_Written problem_.
Return, without pictures, the lines from the start of the data through the one that contains "elsewhere = [72.8, 80.0, 80.8, 79.3, 85.3, 52.9, 32.7, 46.3]".

_Dataset content_.

• • • • • • •

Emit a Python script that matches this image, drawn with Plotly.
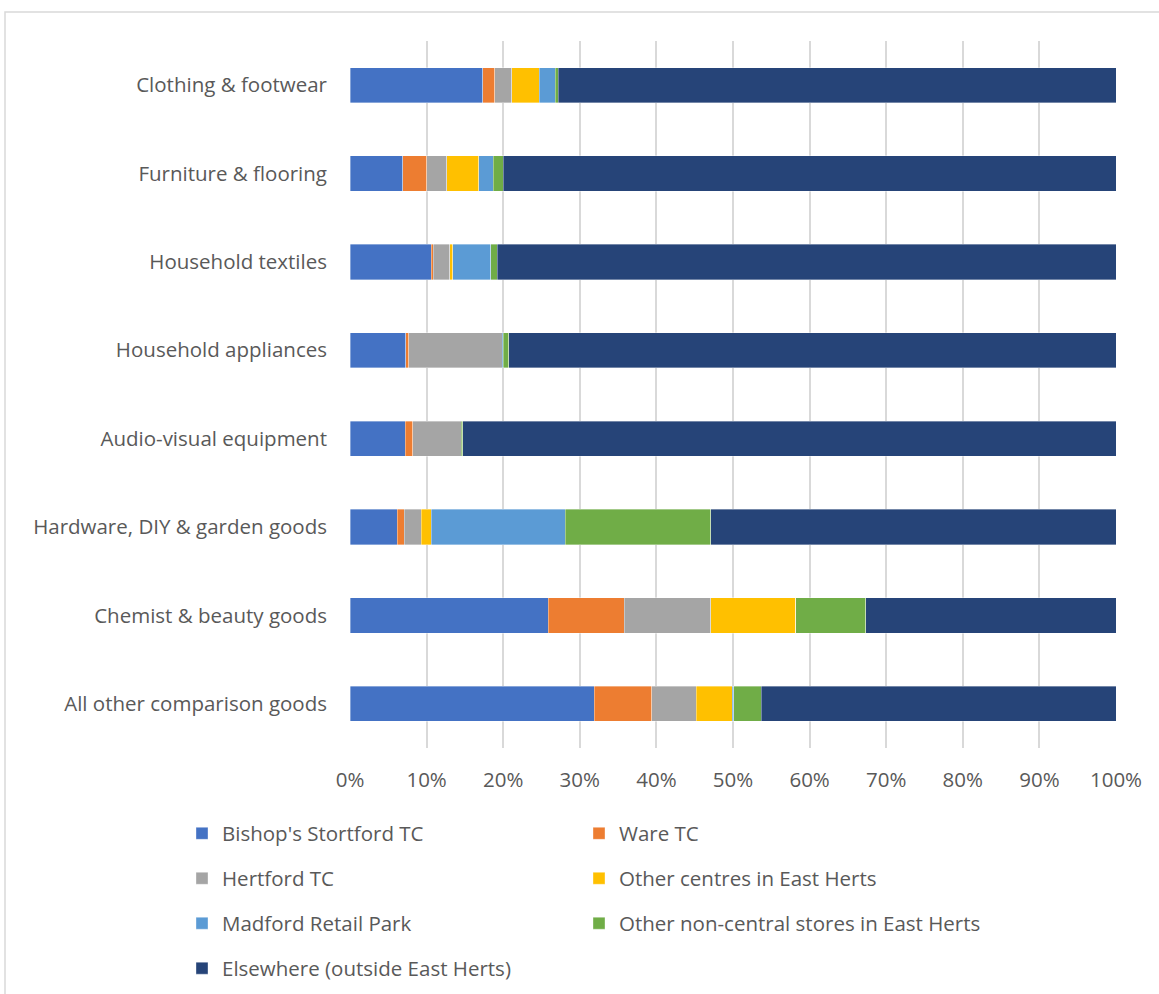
import plotly.graph_objects as go

# Share of comparison goods spending by destination (%)
categories = [
    "Clothing & footwear",
    "Furniture & flooring",
    "Household textiles",
    "Household appliances",
    "Audio-visual equipment",
    "Hardware, DIY & garden goods",
    "Chemist & beauty goods",
    "All other comparison goods",
]

bishops_stortford = [17.3, 6.9, 10.6, 7.3, 7.2, 6.2, 25.9, 31.9]
ware = [1.6, 3.1, 0.3, 0.4, 1.0, 0.9, 9.9, 7.5]
hertford = [2.2, 2.6, 2.1, 12.2, 6.3, 2.2, 11.3, 5.8]
other_centres = [3.6, 4.2, 0.4, 0.0, 0.0, 1.3, 11.1, 4.7]
madford = [2.1, 1.9, 5.0, 0.1, 0.0, 17.5, 0.0, 0.2]
other_non_central = [0.4, 1.3, 0.8, 0.7, 0.2, 19.0, 9.1, 3.6]
elsewhere = [72.8, 80.0, 80.8, 79.3, 85.3, 52.9, 32.7, 46.3]

series = [
    ("Bishop's Stortford TC", bishops_stortford, "#4472C4", "legend"),
    ("Ware TC", ware, "#ED7D31", "legend2"),
    ("Hertford TC", hertford, "#A5A5A5", "legend"),
    ("Other centres in East Herts", other_centres, "#FFC000", "legend2"),
    ("Madford Retail Park", madford, "#5B9BD5", "legend"),
    ("Other non-central stores in East Herts", other_non_central, "#70AD47", "legend2"),
    ("Elsewhere (outside East Herts)", elsewhere, "#264478", "legend"),
]

FONT = "Open Sans"
TEXT = "#595959"
SIZE = 20.5

fig = go.Figure()
for i, (name, vals, color, leg) in enumerate(series):
    fig.add_trace(go.Bar(
        name=name,
        y=categories,
        x=vals,
        orientation="h",
        marker=dict(color=color, line=dict(color="rgba(255,255,255,0.6)", width=0.6)),
        legend=leg,
        legendgroup=f"g{i}",
    ))

L, R, T, B = 350, 43, 41, 246
W, H = 1159, 994
pw, ph = W - L - R, H - T - B

def px_x(v):
    return (v - L) / pw

def px_y(v):
    return (H - B - v) / ph

legend_style = dict(
    orientation="v",
    font=dict(family=FONT, size=SIZE, color=TEXT),
    xanchor="left",
    yanchor="top",
    y=px_y(813.5),
    tracegroupgap=15.3,
    bgcolor="rgba(0,0,0,0)",
    itemclick=False,
)

fig.update_layout(
    width=W,
    height=H,
    margin=dict(l=L, r=R, t=T, b=B, autoexpand=False),
    barmode="stack",
    bargap=0.6,
    plot_bgcolor="white",
    paper_bgcolor="white",
    font=dict(family=FONT, size=SIZE, color=TEXT),
    legend=dict(x=px_x(182), **legend_style),
    legend2=dict(x=px_x(579), **legend_style),
    xaxis=dict(
        range=[0, 100],
        tickvals=[0, 10, 20, 30, 40, 50, 60, 70, 80, 90, 100],
        ticktext=[f"{v}%" for v in range(0, 101, 10)],
        showgrid=True,
        gridcolor="#D9D9D9",
        gridwidth=1.5,
        zeroline=False,
        showline=False,
        ticks="",
        ticklabelstandoff=17,
        tickfont=dict(family=FONT, size=SIZE, color=TEXT),
    ),
    yaxis=dict(
        autorange="reversed",
        showgrid=False,
        zeroline=False,
        showline=False,
        ticks="",
        ticklabelstandoff=22,
        tickfont=dict(family=FONT, size=SIZE, color=TEXT),
    ),
    shapes=[
        dict(
            type="rect", xref="paper", yref="paper",
            x0=px_x(5), x1=px_x(1170), y0=px_y(1010), y1=px_y(12),
            line=dict(color="#D9D9D9", width=1.5),
            fillcolor="rgba(0,0,0,0)", layer="below",
        )
    ],
)

fig.write_html("out.html")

• • • • • • •

_Output of the exercise_.
Emit a Python script that matches this image, drawn with Plotly.
import plotly.graph_objects as go

# Share of comparison goods spending by destination (%)
categories = [
    "Clothing & footwear",
    "Furniture & flooring",
    "Household textiles",
    "Household appliances",
    "Audio-visual equipment",
    "Hardware, DIY & garden goods",
    "Chemist & beauty goods",
    "All other comparison goods",
]

bishops_stortford = [17.3, 6.9, 10.6, 7.3, 7.2, 6.2, 25.9, 31.9]
ware = [1.6, 3.1, 0.3, 0.4, 1.0, 0.9, 9.9, 7.5]
hertford = [2.2, 2.6, 2.1, 12.2, 6.3, 2.2, 11.3, 5.8]
other_centres = [3.6, 4.2, 0.4, 0.0, 0.0, 1.3, 11.1, 4.7]
madford = [2.1, 1.9, 5.0, 0.1, 0.0, 17.5, 0.0, 0.2]
other_non_central = [0.4, 1.3, 0.8, 0.7, 0.2, 19.0, 9.1, 3.6]
elsewhere = [72.8, 80.0, 80.8, 79.3, 85.3, 52.9, 32.7, 46.3]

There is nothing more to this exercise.